Ainda, segundo a Copel, nesse momento, mesmo tendo sido falado em números de atingidos, “não tem como saber ainda quantas áreas vão ter que ser desocupadas totalmente. Esses 11 ficam no limite final do reservatório, em áreas onde a água só chegaria se o reservatório subisse muito acima do normal e isso tem pouca probabilidade. Todos esses casos serão confirmados mais adiante, com a demarcação precisa da cota de alagamento”.

Mesmo sem o número exato de pessoas impactadas com o empreendimento, já se sabe quais as localidades afetadas. Em Pato Branco, famílias das comunidades Sede Gavião, Linha Esperança e Rondinha terão algum impacto.

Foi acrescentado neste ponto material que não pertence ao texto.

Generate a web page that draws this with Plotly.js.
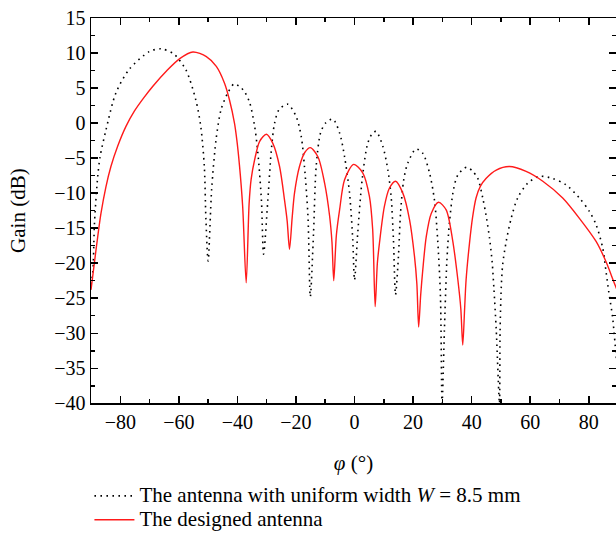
<!DOCTYPE html>
<html>
<head>
<meta charset="utf-8">
<script src="https://cdn.plot.ly/plotly-3.0.1.min.js"></script>
<style>html,body{margin:0;padding:0;background:#fff;}#chart{width:616px;height:537px;}</style>
</head>
<body>
<div id="chart"></div>
<script>
// Uniform width antenna (dotted)
const uniformPhi = [-90,-89.4,-88.8,-87.7,-86.9,-84.9,-81.5,-76.9,-70.1,-66.1,-61.8,-57.6,-54.2,-52.5,-51.3,-50.75,-50,-48.8,-47.3,-45.6,-43.3,-41.1,-39.5,-37.6,-35.8,-34.1,-33,-31.8,-31.06,-29.6,-28.4,-27.3,-25.8,-22.8,-19.9,-18.2,-17.1,-15.9,-15.1,-14,-13.1,-11.6,-9.9,-7.4,-5.1,-3.4,-1.7,-0.6,0,1.1,2.6,4.5,6.2,7.4,9.66,11.4,12.5,13.3,14,15,15.7,16.8,18.2,21,23.3,25.6,27.3,28.4,29.35,29.9,30.7,31.5,32.4,33.8,35.3,38.3,40.4,42.1,43.8,44.9,46.1,47.0,47.6,48.4,49.5,49.7,50.1,50.6,51.8,53.5,55.7,59.1,63.1,67.7,72.2,76.8,80.2,82.5,84.8,85.9,86.8,88.1,89.3,90];
const uniformGain = [-23,-21.4,-14.2,-7.6,-4.8,-1,4.3,7.7,10.2,10.6,9.9,7.6,3.3,-0.5,-6.2,-13.8,-19.7,-9.5,-2.4,1.9,4.3,5.6,5.3,4.5,2.9,-0.5,-4.3,-11,-18.7,-11,-3.8,0,1.9,2.7,0.9,-1.9,-6.2,-13.3,-24.8,-15.7,-6.2,-1.4,0,0.57,-1.4,-4.8,-10,-16.7,-22.4,-15.7,-8.1,-2.9,-1.4,-1.2,-3.3,-6.7,-10.5,-16.7,-24.5,-19,-12.9,-8.1,-5.7,-3.7,-4.3,-7.1,-11,-16.7,-24.8,-40,-29.5,-20,-14.3,-9.5,-7.4,-6.3,-6.9,-7.9,-10.7,-13.1,-16.4,-19.8,-23.6,-29.5,-40,-30,-23.6,-20.2,-16.9,-13.6,-10.7,-8.6,-7.6,-7.9,-8.8,-10.7,-12.6,-14.5,-17.9,-21.2,-24,-27.6,-33,-36];

// Designed antenna (red solid)
const designedPhi = [-90,-88.8,-87.7,-86.6,-84.9,-83.2,-80.9,-78.1,-75.2,-72,-68.8,-64.3,-59.7,-55.2,-50.6,-47.2,-44.4,-42.7,-41,-40.2,-39.3,-38.2,-37,-36,-35.3,-34.1,-32.4,-30.1,-27.9,-25.6,-23.9,-23,-22.2,-21.3,-20.5,-18.8,-17,-15.1,-12.5,-10.2,-8.5,-7.7,-7.1,-6.2,-5.1,-3.4,-0.3,2.8,5.1,6.2,7.05,7.8,8.55,10.2,11.9,14.0,16.5,18.8,20.5,21.3,21.9,22.6,23.3,24.5,26.2,28.7,31.3,33.5,35.3,36.3,36.96,37.6,38.1,39.25,40.3,41.5,43,44.9,48.4,52.9,58.6,64.3,71.1,76.8,82.5,85.9,88.5,90];
const designedGain = [-23.8,-19.8,-16.2,-12.9,-9.1,-6.2,-3.3,-0.5,1.7,3.6,5.3,7.4,9.2,10.15,9.5,8.1,5.7,3.3,0,-2.4,-6,-11.9,-22.8,-11.5,-8,-5.2,-2.6,-1.6,-2.9,-6.2,-11,-14,-18,-13.5,-10,-6.2,-4.2,-3.5,-4.8,-8.6,-13.3,-17,-22.5,-16,-12.4,-8.1,-5.9,-7.1,-10.5,-15.2,-26.2,-20,-17,-11.9,-9.3,-8.3,-10,-13.8,-19.1,-23,-29.1,-24.5,-21,-16.2,-12.9,-11.3,-12.4,-16.7,-22.4,-26.5,-31.7,-26.5,-22.4,-17.2,-13.5,-10.7,-9,-7.9,-6.7,-6.2,-6.9,-8.3,-10.7,-13.6,-16.9,-19.8,-22.6,-24.2];

const seriesNames = ['The antenna with uniform width <i>W</i> = 8.5 mm', 'The designed antenna'];
const xTitle = '<i>φ</i> (°)';
const yTitle = 'Gain (dB)';

const serif = 'Liberation Serif, Times New Roman, serif';
const big = s => '<span style="font-size:21px">' + s + '</span>';

const traces = [
  {x: uniformPhi, y: uniformGain, mode: 'lines', name: big(seriesNames[0]),
   line: {color: '#000', width: 1.6, dash: '1.6px,4.4px', shape: 'spline', smoothing: 0.8}},
  {x: designedPhi, y: designedGain, mode: 'lines', name: big(seriesNames[1]),
   line: {color: '#ff1a1a', width: 1.4, shape: 'spline', smoothing: 0.8}}
];

const axisCommon = {
  showline: true, linecolor: '#000', linewidth: 1.5, mirror: 'ticks',
  ticks: 'inside', ticklen: 7, tickwidth: 1.5, tickcolor: '#000',
  showgrid: false, zeroline: false,
  tickfont: {family: serif, size: 20, color: '#000'}
};

const layout = {
  width: 616, height: 537,
  margin: {l: 91, r: 0, t: 18, b: 0},
  paper_bgcolor: '#fff', plot_bgcolor: '#fff',
  showlegend: true,
  legend: {x: -0.003, xanchor: 'left', y: 0, yanchor: 'bottom', orientation: 'v',
           font: {family: serif, size: 16, color: '#000'}, tracegroupgap: 0,
           itemwidth: 40, bgcolor: 'rgba(0,0,0,0)'},
  xaxis: Object.assign({}, axisCommon, {
    range: [-90, 89.3], tickmode: 'linear', tick0: -80, dtick: 20,
    minor: {ticks: 'inside', ticklen: 4, tickwidth: 1.5, tickcolor: '#000', dtick: 10, tick0: -90},
    title: {text: xTitle, font: {family: serif, size: 21, color: '#000'}, standoff: 23}
  }),
  yaxis: Object.assign({}, axisCommon, {
    domain: [0.2576, 1],
    range: [-40, 15], tickmode: 'linear', tick0: -40, dtick: 5,
    minor: {ticks: 'inside', ticklen: 4, tickwidth: 1.5, tickcolor: '#000', dtick: 2.5, tick0: -40},
    title: {text: yTitle, font: {family: serif, size: 21, color: '#000'}, standoff: 23}
  })
};

Plotly.newPlot('chart', traces, layout, {displayModeBar: false, staticPlot: true});
</script>
</body>
</html>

Já em Coronel, os lindeiros de Santo Antônio do Salto Grande, Rio Quieto, Mãe Rainha, Navegantes e Palmeirinha serão os atingidos.

Afinal, as famílias são contra a usina?

“Não. Nós das famílias atingidas não somos contra. Não nos posicionamos contra a construção, desde que sejamos bem indenizados por nossas propriedades de terras. Queremos ser recolocados em áreas satisfatórias, de iguais a melhores áreas que temos hoje”.

E o valor da indenização, já se sabe?

Ainda não. De acordo com a assessoria da companhia, a única informação concreta até o momento é que os R$ 400 milhões de investimento, divulgado nas audiências públicas, será dividido entre a obra e as indenizações, que variará conforme a avaliação das propriedades e benfeitorias.

A barragem da Usina Hidrelétrica de Salto Grande será construída nas margens da comunidade Sede Gavião, na linha Caprini, em Pato Branco; e nas margens da comunidade de Santo Antônio do Salto Grande, em Coronel Vivida.

Quem são os moradores atingidos em Coronel Vivida?

Grande parte dos moradores afetados com a instalação do empreendimento vive naquela região há, aproximadamente, 50 anos.

De acordo com o presidente do Sindicato dos Trabalhadores Rurais de Coronel Vivida, Eder Ribeiro Borba, a maioria dos agricultores que mora hoje ali, nasceu no local. “Herdaram de seus pais a terra e sempre trabalharam produzindo alimentos. Agora aposentados, terão que ir pra outro local. Os jovens, que trabalham com seus pais, estão na fase da sucessão da propriedade e também não sabem seu destino”, comenta Borba, falando que só no lado de Coronel são 100 famílias afetadas.

O que diz a Copel sobre outras formas de indenização ao Diário

Conforme a companhia, as realocações podem ser realizadas por carta de crédito, desde que indicadas nos laudos sociais, feitos através do cadastro socioeconômico.

“É uma medida para quem perde a condição de subsistência e pode ficar vulnerável socialmente. Neste caso, todo esse processo de aquisição da nova terra acontece com apoio da equipe fundiária designada pela Copel, já que a nova área tem que apresentar características que permitam a retomada do modo de vida do agricultor e as famílias realocadas serão acompanhadas por uma equipe da área social. Agora, a experiência da Copel em empreendimentos recentes mostra que a maioria dos proprietários, quando não tem essa situação de vulnerabilidade social, prefere a indenização por valor de mercado – em que a Copel ressarce em pagamento à vista, porque, neste caso, não há incidência de Imposto de Renda sobre a diferença entre o valor que ele paga na nova propriedade e o que ele recebeu na indenização”, disse a assessoria.